3) The address and contact details of the customer may be passed on to the transport service provider commissioned with the delivery, insofar as this is absolutely necessary for the delivery. In any case, only the absolutely necessary data will be transmitted (data minimization). If necessary, our IT service companies have access to the customer's personal data; they contractually guarantee the reliable handling of the customer's personal data.

4) For detailed information on the subject of data protection and your rights as a data subject, please refer to the data protection information on our homepage at

5) You can contact our data protection officer at or at the following postal address SNS Systems GmbH, Palmbachstrasse 20, 65510 Hünstetten.

XIII Final provisions.

1) The place of performance for all obligations incumbent upon us is the location of our registered office, unless otherwise agreed in writing in individual cases.
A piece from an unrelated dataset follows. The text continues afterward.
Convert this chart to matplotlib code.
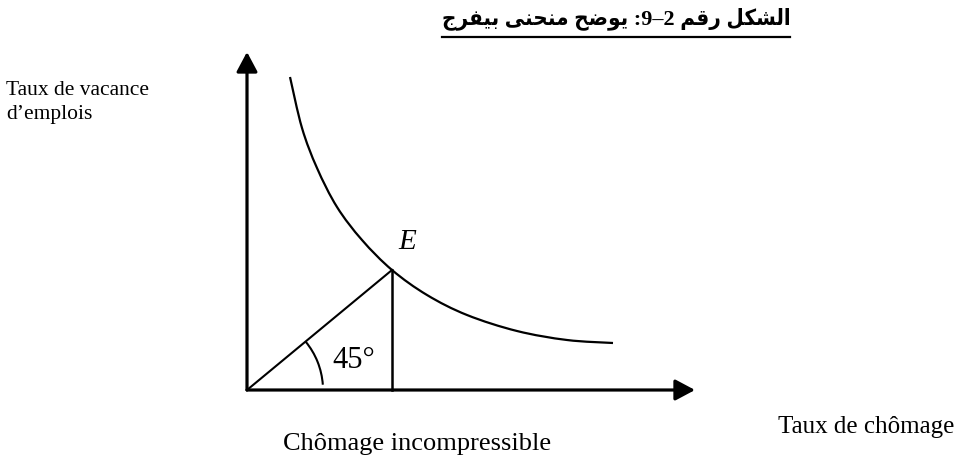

2) The exclusive place of jurisdiction for all types of disputes with customers who are registered traders, legal entities under public law or special funds under public law is the court responsible for our registered office. However, we reserve the right to bring an action at the place of business or residence of the customer or any other place of jurisdiction under applicable law.

3) The legal relationship with the customer shall be governed exclusively by the law of the Federal Republic of Germany to the exclusion of the Uniform Law on the International Sale of Goods and to the exclusion of the UN Convention on Contracts for the International Sale of Goods.

4) Should any of these provisions be or become invalid or unenforceable in whole or in part, this shall not affect the validity of the remaining provisions. The invalid or unenforceable provision shall be replaced by a provision that comes as close as possible to the economic and legal purpose or meaning of the invalid or unenforceable provision(s).